In our analysis, we exclusively examined the aspect of physical accessibility to healthcare facilities. However, it is essential to acknowledge that healthcare accessibility encompasses various dimensions that extend beyond mere geographic proximity. According to ref. ⁴⁵, relevant dimensions of access are availability, affordability, and acceptability. Notably, the financial aspect plays a pivotal role, as the costs of treatment may vary significantly among different facilities, potentially influencing individuals to forego the closest option. Another crucial aspect is the social and cultural distance between the healthcare system and its users. Moreover, our analysis lacked granularity in terms of distinguishing between the specialized services offered by healthcare facilities, a crucial factor influencing healthcare-seeking behavior.

By focusing solely on walking, our study provides a conservative estimate of healthcare accessibility, which is particularly relevant in lower-income areas with limited transport options. However, this approach may underestimate actual access for those using other modes of transportation, especially over longer distances where walking is less practical.

This limitation highlights the need for future research to incorporate a broader range of transportation modes, offering a more accurate and comprehensive view of healthcare accessibility in urban areas with diverse transport infrastructures. Despite these limitations, our use of global and continental data products marks an important first step toward systematic inter-urban analyses with meaningful outcomes.

The insights gleaned from our study on SA to healthcare facilities in SSA cities set the stage for promising future research avenues. As we consider the global implications of our findings, extending our analytical framework to a global scale emerges as a pivotal step. Such an expansion would not only facilitate cross-continental comparisons but could also unveil overarching patterns and trends in spatial healthcare accessibility. This broader perspective holds the potential to offer valuable insights for shaping global health planning and policy formulation. To ensure the ongoing relevance and accuracy of our insights, a commitment to integrating the latest available data remains imperative. Regular updates to datasets, encompassing healthcare facility locations, population distribution, and land use information, are essential to capture the dynamic nature of urban landscapes.

As we delve deeper into expanding the scope of our analysis, considering various transportation modes beyond walking could be a major improvement. The inclusion of public transportation networks, road infrastructure, and other relevant transportation modes promises a more nuanced understanding of overall healthcare accessibility in diverse urban settings. Recognizing that healthcare accessibility extends beyond mere physical proximity necessitates the integration of multidimensional travel-time estimates in future studies. This includes considerations of socio-economic accessibility, financial factors, and the availability of specialized healthcare services, contributing to a more comprehensive evaluation of healthcare access.
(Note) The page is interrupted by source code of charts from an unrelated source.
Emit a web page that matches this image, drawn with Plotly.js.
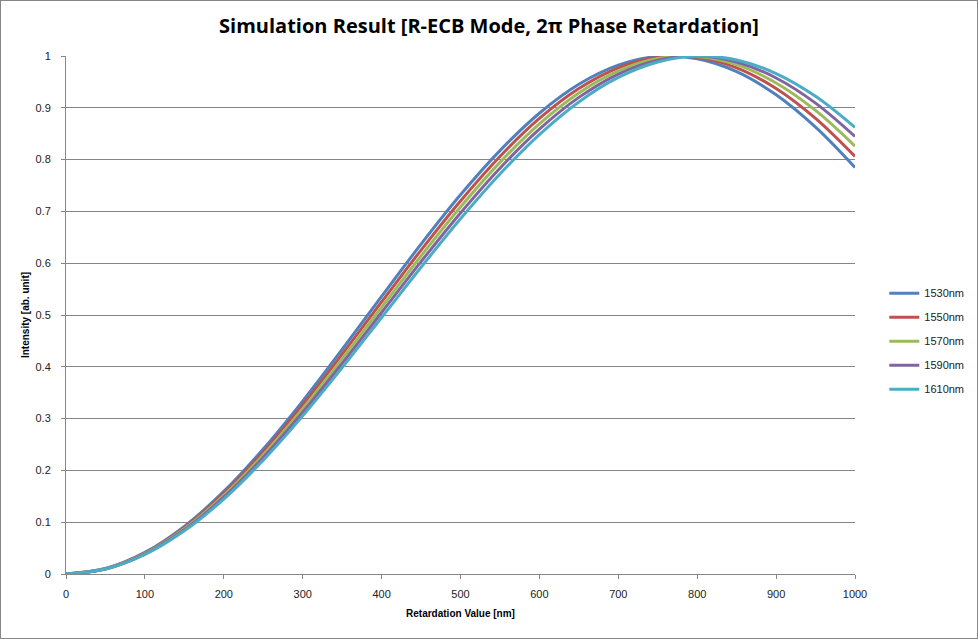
<!DOCTYPE html>
<html>
<head>
<meta charset="utf-8">
<script src="https://cdn.plot.ly/plotly-3.0.1.min.js"></script>
<style>
    body { margin: 0; background: #fff; }
    #chart { width: 976px; height: 637px; border: 1px solid #868686; }
</style>
</head>
<body>
<div id="chart"></div>
<script>
// Retardation values (nm) and read-off intensities for each wavelength
const retardation = [0, 50, 100, 150, 200, 250, 300, 350, 400, 450, 500,
    550, 600, 650, 700, 750, 800, 850, 900, 950, 1000]

const wavelengths = ["1530nm", "1550nm", "1570nm", "1590nm", "1610nm"]

const i1530 = [0, 0.0105, 0.0416, 0.0919, 0.1594, 0.2412, 0.3338, 0.4335, 0.5359, 0.6368, 0.7320,
    0.8174, 0.8895, 0.9453, 0.9823, 0.9991, 0.9948, 0.9699, 0.9251, 0.8625, 0.7847]
const i1550 = [0, 0.0102, 0.0405, 0.0896, 0.1555, 0.2355, 0.3264, 0.4243, 0.5253, 0.6253, 0.7202,
    0.8061, 0.8794, 0.9372, 0.9771, 0.9974, 0.9974, 0.9771, 0.9372, 0.8794, 0.8060]
const i1570 = [0, 0.0100, 0.0395, 0.0874, 0.1518, 0.2301, 0.3191, 0.4154, 0.5150, 0.6140, 0.7085,
    0.7947, 0.8691, 0.9288, 0.9713, 0.9951, 0.9991, 0.9832, 0.9480, 0.8949, 0.8261]
const i1590 = [0, 0.0097, 0.0385, 0.0853, 0.1482, 0.2248, 0.3121, 0.4067, 0.5049, 0.6030, 0.6970,
    0.7834, 0.8588, 0.9201, 0.9652, 0.9921, 0.9999, 0.9882, 0.9576, 0.9091, 0.8447]
const i1610 = [0, 0.0095, 0.0376, 0.0833, 0.1447, 0.2197, 0.3053, 0.3983, 0.4951, 0.5922, 0.6857,
    0.7722, 0.8483, 0.9113, 0.9586, 0.9885, 0.9999, 0.9923, 0.9660, 0.9221, 0.8621]

const series = [i1530, i1550, i1570, i1590, i1610]
const colors = ['#4F81BD', '#C0504D', '#9BBB59', '#8064A2', '#4BACC6']

const traces = []
for (let i = 0; i < series.length; i++) {
    traces.push({
        name: wavelengths[i],
        x: retardation,
        y: series[i],
        mode: 'lines',
        type: 'scatter',
        line: {color: colors[i], width: 3, shape: 'spline'},
        legendgroup: wavelengths[i],
    })
}

const tickFont = {family: 'Liberation Sans, Arial, sans-serif', size: 11, color: '#222'}

const layout = {
    width: 976,
    height: 637,
    margin: {l: 65, r: 122, t: 55, b: 64},
    paper_bgcolor: '#fff',
    plot_bgcolor: '#fff',
    title: {
        text: '<b>Simulation Result [R-ECB Mode, 2π Phase Retardation]</b>',
        font: {family: 'Open Sans, Liberation Sans, sans-serif', size: 20, color: '#000'},
        x: 0.5,
        xanchor: 'center',
        y: 0.96,
        yanchor: 'middle',
    },
    xaxis: {
        range: [0, 1000],
        tickvals: [0, 100, 200, 300, 400, 500, 600, 700, 800, 900, 1000],
        showgrid: false,
        zeroline: false,
        showline: true,
        linecolor: '#868686',
        linewidth: 1,
        ticks: 'outside',
        ticklen: 4,
        tickcolor: '#868686',
        ticklabelstandoff: 6,
        tickfont: tickFont,
        title: {
            text: '<b>Retardation Value [nm]</b>',
            font: {family: 'Liberation Sans, Arial, sans-serif', size: 10, color: '#000'},
            standoff: 10,
        },
    },
    yaxis: {
        range: [0, 1],
        tickvals: [0, 0.1, 0.2, 0.3, 0.4, 0.5, 0.6, 0.7, 0.8, 0.9, 1],
        ticktext: ['0', '0.1', '0.2', '0.3', '0.4', '0.5', '0.6', '0.7', '0.8', '0.9', '1'],
        showgrid: true,
        gridcolor: '#868686',
        gridwidth: 1,
        zeroline: false,
        showline: true,
        linecolor: '#868686',
        linewidth: 1,
        ticks: 'outside',
        ticklen: 4,
        tickcolor: '#868686',
        ticklabelstandoff: 8,
        tickfont: tickFont,
        title: {
            text: '<b>Intensity [ab. unit]</b>',
            font: {family: 'Liberation Sans, Arial, sans-serif', size: 10, color: '#000'},
            standoff: 4,
        },
    },
    legend: {
        xref: 'container',
        yref: 'container',
        x: 0.905,
        xanchor: 'left',
        y: 0.466,
        yanchor: 'middle',
        font: {family: 'Liberation Sans, Arial, sans-serif', size: 11, color: '#222'},
        itemwidth: 30,
        tracegroupgap: 5,
        bgcolor: 'rgba(0,0,0,0)',
    },
}

Plotly.newPlot('chart', traces, layout, {displayModeBar: false, staticPlot: true})
</script>
</body>
</html>
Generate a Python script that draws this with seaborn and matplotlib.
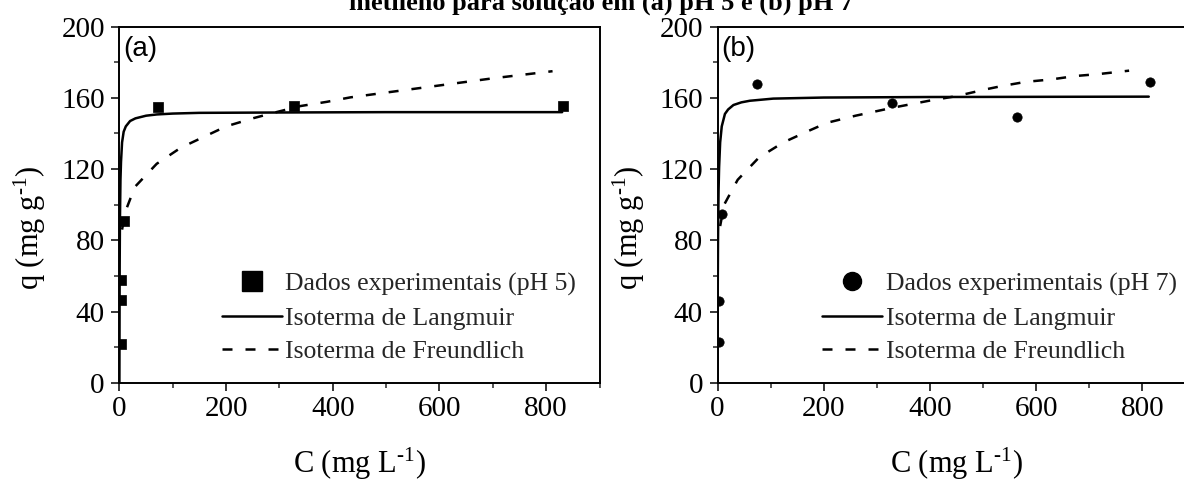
import numpy as np
import pandas as pd
import matplotlib
matplotlib.use("Agg")
import matplotlib.pyplot as plt
from matplotlib.lines import Line2D
from matplotlib.ticker import MultipleLocator
import seaborn as sns

# ---------------- data ----------------
a_C_data = [2.5, 3, 3.5, 8, 73, 327, 832]
a_q_data = [22, 46.5, 57.5, 91, 155, 155.5, 155.5]

b_C_data = [2, 2.5, 8, 74, 328, 563, 814]
b_q_data = [23, 46, 95, 168, 157, 149, 169]

a_C_lang = [0, 0.5, 1, 2, 3, 5, 8, 12, 20, 30, 50, 70, 100, 150, 300, 500, 830]
a_q_lang = [0, 65, 91, 114, 124, 135, 141, 144, 147, 148.5, 150, 150.7, 151.2, 151.6, 151.8, 152, 152]

b_C_lang = [0, 0.5, 1, 2, 3, 5, 8, 14, 20, 30, 45, 61, 105, 200, 400, 600, 812]
b_q_lang = [0, 55, 82, 108, 121, 135, 144, 151, 153.5, 156, 157.5, 158.4, 159.6, 160.2, 160.5, 160.6, 160.7]

a_C_freu = [5, 11, 29, 70, 115, 161, 200, 251, 289, 339, 389, 433, 500, 600, 700, 812]
a_q_freu = [86, 96, 110, 123, 132, 138.5, 144, 148.6, 151.6, 155.4, 157.8, 160.3, 163, 167, 171, 175]

b_C_freu = [5, 12.5, 38, 78, 124, 171, 206, 260, 330, 400, 450, 505, 536, 580, 629, 674, 718, 775]
b_q_freu = [88, 100, 114, 126.5, 135, 141.4, 146, 150, 154.5, 158.5, 161, 164.8, 166.7, 169, 170.4, 172.3, 173.4, 175.3]

legend_a = ["Dados experimentais (pH 5)", "Isoterma de Langmuir", "Isoterma de Freundlich"]
legend_b = ["Dados experimentais (pH 7)", "Isoterma de Langmuir", "Isoterma de Freundlich"]
panel_labels = ["(a)", "(b)"]
title_text = "metileno para solução em (a) pH 5 e (b) pH 7"
xlabel_text = "C (mg L$^{\\mathrm{\u2010}1}$)"
ylabel_text = "q (mg g$^{\\mathrm{\u2010}1}$)"

# ---------------- style ----------------
sns.set_theme(style="ticks")
plt.rcParams["font.family"] = ["Liberation Serif", "DejaVu Serif"]
plt.rcParams["mathtext.fontset"] = "custom"
plt.rcParams["mathtext.rm"] = "Liberation Serif"
plt.rcParams["mathtext.it"] = "Liberation Serif:italic"
plt.rcParams["axes.linewidth"] = 1.4

W, H = 1184, 480
fig = plt.figure(figsize=(W / 100, H / 100), dpi=100)

def px_axes(left, top, right, bottom):
    return [left / W, 1 - bottom / H, (right - left) / W, (bottom - top) / H]

ax_a = fig.add_axes(px_axes(119.4, 26.7, 599.5, 382.7))
ax_b = fig.add_axes(px_axes(717.5, 26.7, 1195.5, 382.7))

LW = 1.8
DASH = (4.0, 5.2)

def draw(ax, Cd, qd, marker, msize, Cl, ql, Cf, qf, labels, plabel, leg_x):
    sns.lineplot(x=Cl, y=ql, ax=ax, color="black", linewidth=LW,
                 estimator=None, sort=False, errorbar=None)
    sns.lineplot(x=Cf, y=qf, ax=ax, color="black", linewidth=LW,
                 estimator=None, sort=False, errorbar=None)
    ax.lines[-1].set_dashes(DASH)
    sns.scatterplot(x=Cd, y=qd, ax=ax, marker=marker, s=msize, color="black",
                    edgecolor="black", linewidth=0.5, zorder=5)
    ax.set_xlim(0, 900)
    ax.set_ylim(0, 200)
    ax.xaxis.set_major_locator(MultipleLocator(200))
    ax.xaxis.set_minor_locator(MultipleLocator(100))
    ax.yaxis.set_major_locator(MultipleLocator(40))
    ax.yaxis.set_minor_locator(MultipleLocator(20))
    ax.tick_params(which="major", direction="out", length=6, width=1.1,
                   labelsize=21, colors="black", pad=3.5)
    ax.tick_params(which="minor", direction="out", length=3.5, width=1.1)
    ax.tick_params(axis="y", which="major", pad=4.5)
    for s in ax.spines.values():
        s.set_visible(True)
        s.set_color("black")
        s.set_linewidth(1.4)
    ax.set_xlabel(xlabel_text, fontsize=22, color="black")
    ax.set_ylabel(ylabel_text, fontsize=22, color="black")
    ax.xaxis.set_label_coords(0.5, -0.178)
    ax.yaxis.set_label_coords(-0.148, 0.435)
    ax.text(0.008, 0.975, plabel, transform=ax.transAxes, ha="left", va="top",
            fontsize=20, family=["Liberation Sans", "DejaVu Sans"], color="black")
    handles = [
        Line2D([], [], marker=marker, linestyle="none", color="black",
               markersize=14 if marker == "s" else 13),
        Line2D([], [], color="black", linewidth=LW),
        Line2D([], [], color="black", linewidth=LW, dashes=DASH),
    ]
    ax.legend(handles, labels, loc="upper left", bbox_to_anchor=(leg_x, 0.31),
              frameon=False, borderpad=0, borderaxespad=0,
              handlelength=2.33, handletextpad=0.14, labelspacing=0.42,
              prop={"family": "Liberation Serif", "size": 18.5})
    ax.grid(False)

draw(ax_a, a_C_data, a_q_data, "s", 56, a_C_lang, a_q_lang, a_C_freu, a_q_freu,
     legend_a, panel_labels[0], 0.213)
draw(ax_b, b_C_data, b_q_data, "o", 45, b_C_lang, b_q_lang, b_C_freu, b_q_freu,
     legend_b, panel_labels[1], 0.219)

fig.text(601 / W, 1 - 9.5 / H, title_text, ha="center", va="baseline",
         fontsize=19, fontweight="bold", color="black")

fig.savefig("out.png", dpi=100, facecolor="white")
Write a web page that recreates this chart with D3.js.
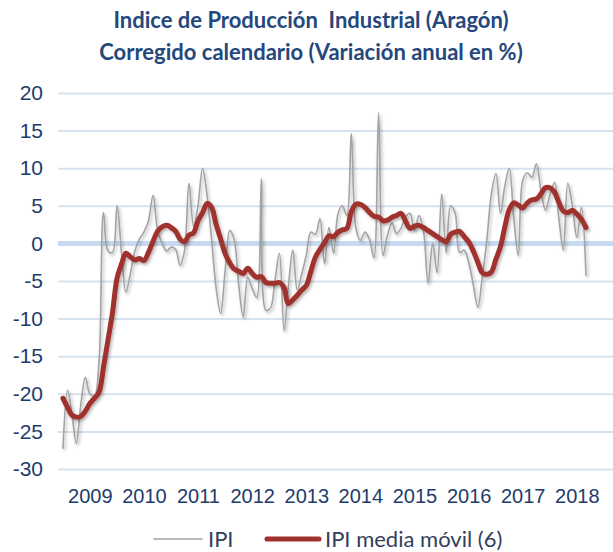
<!DOCTYPE html>
<html>
<head>
<meta charset="utf-8">
<script src="https://cdn.jsdelivr.net/npm/d3@7/dist/d3.min.js"></script>
<style>
  body { margin: 0; background: #fff; }
  svg { display: block; font-family: Lato, "Open Sans", sans-serif; }
</style>
</head>
<body>
<script>
const titleLines = ["Indice de Producción  Industrial (Aragón)", "Corregido calendario (Variación anual en %)"];
const seriesNames = ["IPI", "IPI media móvil (6)"];
const firstMonth = [2009, 0];   // enero 2009, datos mensuales
const years = [2009, 2010, 2011, 2012, 2013, 2014, 2015, 2016, 2017, 2018];
const yTicks = [20, 15, 10, 5, 0, -5, -10, -15, -20, -25, -30];

const ipi = [
  -27.3, -19.5, -22.5, -26.6, -21.5, -17.8, -20.0, -20.3, -15.8, 4.1, -1.0, -1.2,
  5.0, -1.5, -6.5, -4.0, -1.0, 0.6, 1.5, 3.0, 6.4, 1.8, 0.0, -1.0,
  -0.5, -0.8, -2.9, -1.0, 8.0, 2.3, 5.0, 10.0, 6.3, 0.5, -6.0, -9.3,
  -3.5, 1.7, 0.5, -5.5, -9.8, -4.5, -6.0, -7.2, 8.6, -8.9, -8.6, -5.0,
  -1.3, -11.6, -6.0, -0.9, -6.2, -4.0, -1.6, 1.5, 1.2, 3.3, -2.7, 2.1,
  -1.3, 4.0, 5.0, 3.7, 14.6, 2.0, 0.4, 1.5, 0.5, -1.9, 17.4, -1.6,
  1.2, 2.7, 1.3, 2.0, 3.5, 4.0, 1.7, 3.7, 1.5, -5.3, 0.0, -3.9,
  6.6, -1.3, 5.0, 4.0, -1.2, -0.9, -2.5, -5.5, -8.5, -4.5, 0.5, 6.5,
  9.3, 4.0, 7.5, 10.0, 3.5, -1.6, 8.4, 9.4, 8.8, 10.6, 7.0, 4.4,
  6.5, 8.1, 3.5, -0.9, 8.0, 5.0, 0.8, 4.8, -4.3
];

const ipiMedia = [
  -20.6, -21.8, -22.8, -23.1, -23.0, -22.3, -21.3, -20.6, -19.8, -16.5, -12.8, -9.2,
  -4.6, -2.7, -1.3, -1.8, -2.2, -2.0, -2.3, -1.2, 0.3, 1.6, 2.2, 2.4,
  2.1, 1.6, 0.6, 0.2, 1.1, 1.4, 3.0, 4.1, 5.3, 4.8, 2.5, 0.6,
  -1.4, -2.6, -3.4, -3.7, -4.0, -3.3, -4.0, -4.5, -4.4, -5.2, -5.3, -5.3,
  -5.2, -5.9, -8.0, -7.5, -6.9, -6.2, -5.6, -3.7, -1.8, -0.8, 0.1, 1.0,
  0.9, 1.5, 1.8, 2.0, 4.2, 5.2, 5.2, 4.8, 4.1, 3.6, 3.5, 3.0,
  3.1, 3.5, 3.7, 4.0, 3.0, 2.0, 2.3, 2.4, 2.1, 1.7, 1.3, 0.9,
  0.5, 0.2, 1.2, 1.5, 1.6, 0.9, 0.2, -1.0, -2.5, -3.9, -4.1, -3.8,
  -2.1, -0.4, 2.1, 4.5, 5.4, 5.1, 4.7, 5.4, 5.8, 5.9, 6.6, 7.4,
  7.4, 6.8, 5.5, 4.3, 4.1, 4.4, 3.9, 3.2, 2.1
];

const width = 613;
const height = 552;
const plot = { left: 58, right: 613, top: 93, bottom: 469 };
const navy = "#213c6b";

const months = ipi.map((d, i) => new Date(firstMonth[0], firstMonth[1] + i, 1));

const svg = d3.select("body")
  .append("svg")
  .attr("width", width)
  .attr("height", height);

// soft shadow like the office chart
const shadow = svg.append("defs").append("filter")
  .attr("id", "shadow")
  .attr("x", "-5%").attr("y", "-5%")
  .attr("width", "110%").attr("height", "120%");
shadow.append("feDropShadow")
  .attr("dx", 1.5).attr("dy", 2)
  .attr("stdDeviation", 1.5)
  .attr("flood-color", "#000")
  .attr("flood-opacity", 0.3);

// Title
svg.append("g")
  .selectAll("text")
  .data(titleLines)
  .enter()
  .append("text")
  .attr("x", 311)
  .attr("y", (d, i) => 28 + i * 32)
  .attr("text-anchor", "middle")
  .style("font-size", "22px")
  .style("font-weight", "bold")
  .style("fill", "#24477c")
  .style("white-space", "pre")
  .text(d => d);

// Scales
const x = d3.scaleTime()
  .domain([months[0], months[months.length - 1]])
  .range([63, 586]);

const y = d3.scaleLinear()
  .domain([-30, 20])
  .range([plot.bottom, plot.top]);

// Y gridlines + labels
const yAxis = svg.append("g")
  .attr("transform", "translate(" + plot.left + ",0)")
  .call(d3.axisLeft(y)
    .tickValues(yTicks)
    .tickSize(-(plot.right - plot.left))
    .tickPadding(15)
    .tickFormat(d => d < 0 ? "-" + Math.abs(d) : d));

yAxis.select(".domain").remove();
yAxis.selectAll("line")
  .attr("stroke", "#d7e2f1")
  .attr("stroke-width", 2);
yAxis.selectAll("text")
  .style("font-size", "21px")
  .style("fill", navy);

// zero line is heavier
svg.append("line")
  .attr("x1", plot.left)
  .attr("x2", plot.right)
  .attr("y1", y(0))
  .attr("y2", y(0))
  .attr("stroke", "#c8daf0")
  .attr("stroke-width", 5);

// X axis year labels (centred on July)
const xAxis = svg.append("g")
  .attr("transform", "translate(0,486)")
  .call(d3.axisBottom(x)
    .tickValues(years.map(yr => new Date(yr, 6, 1)))
    .tickSize(0)
    .tickFormat(d3.timeFormat("%Y")));

xAxis.select(".domain").remove();
xAxis.selectAll("text")
  .style("font-size", "20px")
  .style("fill", navy);

// Lines
const line = d3.line()
  .x((d, i) => x(months[i]))
  .y(d => y(d))
  .curve(d3.curveCatmullRom.alpha(0.5));

svg.append("path")
  .datum(ipi)
  .attr("d", line)
  .attr("fill", "none")
  .attr("stroke", "#a3a3a3")
  .attr("stroke-width", 1.6)
  .attr("filter", "url(#shadow)");

svg.append("path")
  .datum(ipiMedia)
  .attr("d", line)
  .attr("fill", "none")
  .attr("stroke", "#a0312d")
  .attr("stroke-width", 5)
  .attr("stroke-linejoin", "round")
  .attr("stroke-linecap", "round")
  .attr("filter", "url(#shadow)");

// Legend
const legendStyles = [
  { x: 154, w: 48, color: "#a3a3a3", sw: 1.6 },
  { x: 267, w: 52, color: "#a0312d", sw: 5 }
];
const legend = svg.append("g")
  .selectAll("g")
  .data(seriesNames)
  .enter()
  .append("g")
  .attr("transform", (d, i) => "translate(" + legendStyles[i].x + ",539)");

legend.append("line")
  .attr("x1", 0)
  .attr("x2", (d, i) => legendStyles[i].w)
  .attr("stroke", (d, i) => legendStyles[i].color)
  .attr("stroke-width", (d, i) => legendStyles[i].sw)
  .attr("stroke-linecap", "round");

legend.append("text")
  .attr("x", (d, i) => legendStyles[i].w + 6)
  .attr("dy", "0.35em")
  .style("font-size", "22px")
  .style("fill", "#33405a")
  .text(d => d);
</script>
</body>
</html>
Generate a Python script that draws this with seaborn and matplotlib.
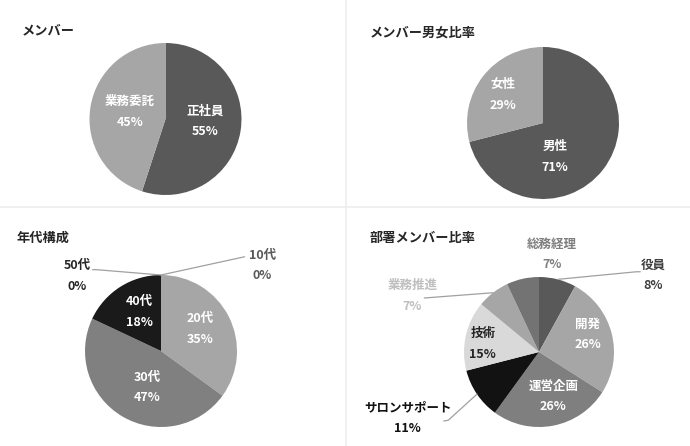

Integrating information on healthcare facility capacity, including size, capabilities, and services offered, is crucial for refining accessibility analysis. Building on the importance of initiatives like IDEAMaps⁹, future research should adopt a holistic approach, analyzing living conditions, community needs, and infrastructural challenges alongside spatial accessibility. Expanding the analysis to include socio-economic factors like income, education, and employment will provide a more comprehensive understanding of disparities and guide equitable healthcare policies. Additionally, using advanced methodologies, such as two-step catchment area analysis, can offer a more nuanced view of healthcare access. By addressing these factors collectively, future studies can provide actionable insights for policymakers and urban planners, enhancing social inclusion and healthcare delivery effectiveness.